▶ [Exercise]: Only the lines from the start of the data below through the line that contains "from matplotlib.ticker import" are to be copied, exactly and without pictures.

[Data records]

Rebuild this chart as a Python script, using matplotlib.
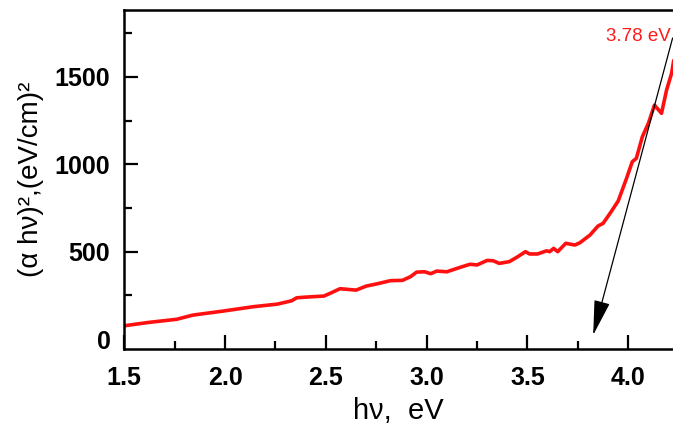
import matplotlib
matplotlib.use("Agg")
import matplotlib.pyplot as plt
from matplotlib.ticker import MultipleLocator, FormatStrFormatter

#----------------------------------------
#--------data-------
#----------------------------------------
hv = [1.50, 1.62, 1.76, 1.84, 1.99, 2.14, 2.26, 2.33, 2.355, 2.40, 2.49, 2.52,
      2.57, 2.65, 2.70, 2.75, 2.82, 2.88, 2.92, 2.95, 2.99, 3.02, 3.05, 3.10,
      3.165, 3.215, 3.25, 3.30, 3.33, 3.36, 3.41, 3.45, 3.49, 3.51, 3.55, 3.595,
      3.61, 3.63, 3.65, 3.69, 3.735, 3.76, 3.81, 3.85, 3.875, 3.91, 3.95, 3.99,
      4.02, 4.04, 4.07, 4.10, 4.13, 4.165, 4.19, 4.215, 4.225]
ahv2 = [76, 95, 113, 137, 160, 185, 200, 219, 236, 240, 246, 261,
        288, 280, 303, 315, 334, 336, 357, 383, 385, 374, 389, 385,
        410, 428, 424, 450, 448, 433, 443, 470, 500, 487, 487, 505,
        500, 519, 500, 548, 538, 551, 595, 647, 662, 720, 790, 915,
        1015, 1034, 1158, 1235, 1339, 1292, 1425, 1521, 1590]

gap_label = "3.78 eV"
arrow_tail = (4.22, 1723)
arrow_tip = (3.826, 23)

plt.rcParams['font.family'] = ['Liberation Sans', 'DejaVu Sans']

fig = plt.figure(figsize=(6.73, 4.29), dpi=100)
ax = fig.add_axes([0.1847, 0.1865, 0.8153, 0.79])

ax.plot(hv, ahv2, color='#ff1010', lw=2.6, solid_joinstyle='round')

ax.annotate("", xy=arrow_tip, xytext=arrow_tail,
            arrowprops=dict(arrowstyle='-|>,head_length=1.1,head_width=0.25',
                            color='black', lw=0.9, mutation_scale=20,
                            shrinkA=0, shrinkB=0))
ax.text(4.212, 1730, gap_label, color='#ff1a1a', fontsize=13.5,
        ha='right', va='center')

ax.set_xlim(1.5, 4.222)
ax.set_ylim(-57, 1883)
ax.xaxis.set_major_locator(MultipleLocator(0.5))
ax.xaxis.set_minor_locator(MultipleLocator(0.25))
ax.xaxis.set_major_formatter(FormatStrFormatter('%.1f'))
ax.set_yticks([0, 500, 1000, 1500])
ax.yaxis.set_minor_locator(MultipleLocator(250))

ax.tick_params(which='major', direction='in', length=10, width=1.6,
               labelsize=18, top=False, right=False)
ax.tick_params(axis='x', which='major', pad=12)
ax.tick_params(axis='y', which='major', pad=10)
ax.tick_params(which='minor', direction='in', length=5.5, width=1.6,
               top=False, right=False)
for lab in ax.get_xticklabels() + ax.get_yticklabels():
    lab.set_fontweight('bold')
ax.yaxis.get_major_ticks()[0].tick1line.set_visible(False)

for s in ['left', 'bottom', 'top']:
    ax.spines[s].set_linewidth(1.8)
ax.spines['right'].set_visible(False)

ax.set_xlabel("hν,  eV", fontsize=21, labelpad=5)
ax.set_ylabel("(α hν)²,(eV/cm)²", fontsize=20, labelpad=8)

fig.savefig("out.png", dpi=100)
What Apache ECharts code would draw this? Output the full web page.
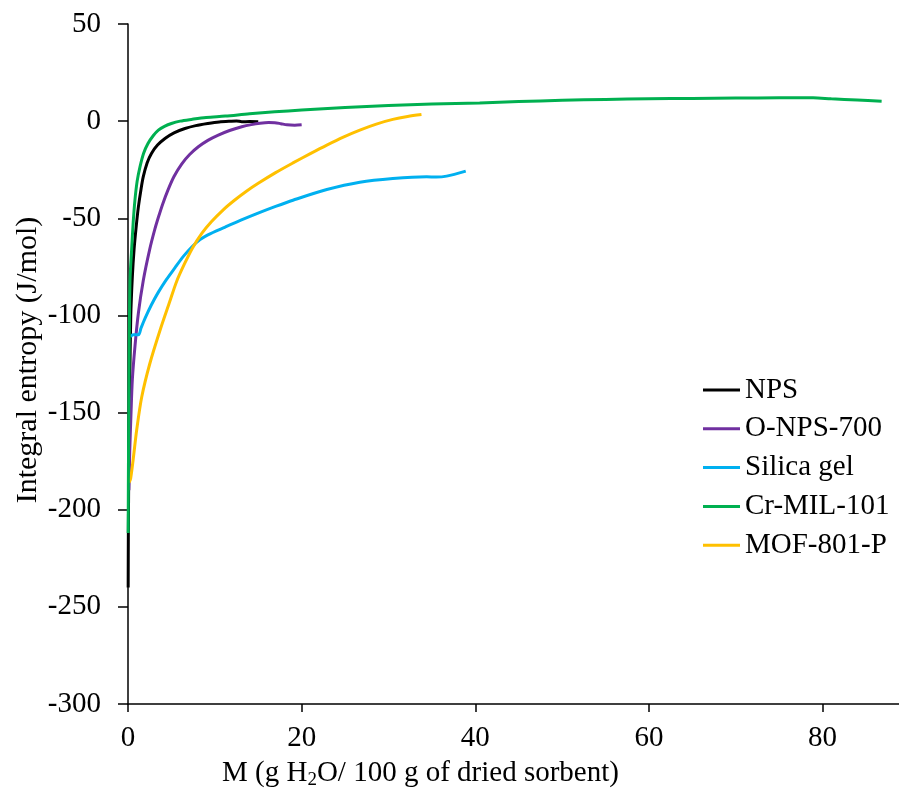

▶ [Solution to the exercise]:
Rebuild this chart as a Python script, using matplotlib.
import matplotlib
matplotlib.use("Agg")
import matplotlib.pyplot as plt
from matplotlib.ticker import MultipleLocator, FormatStrFormatter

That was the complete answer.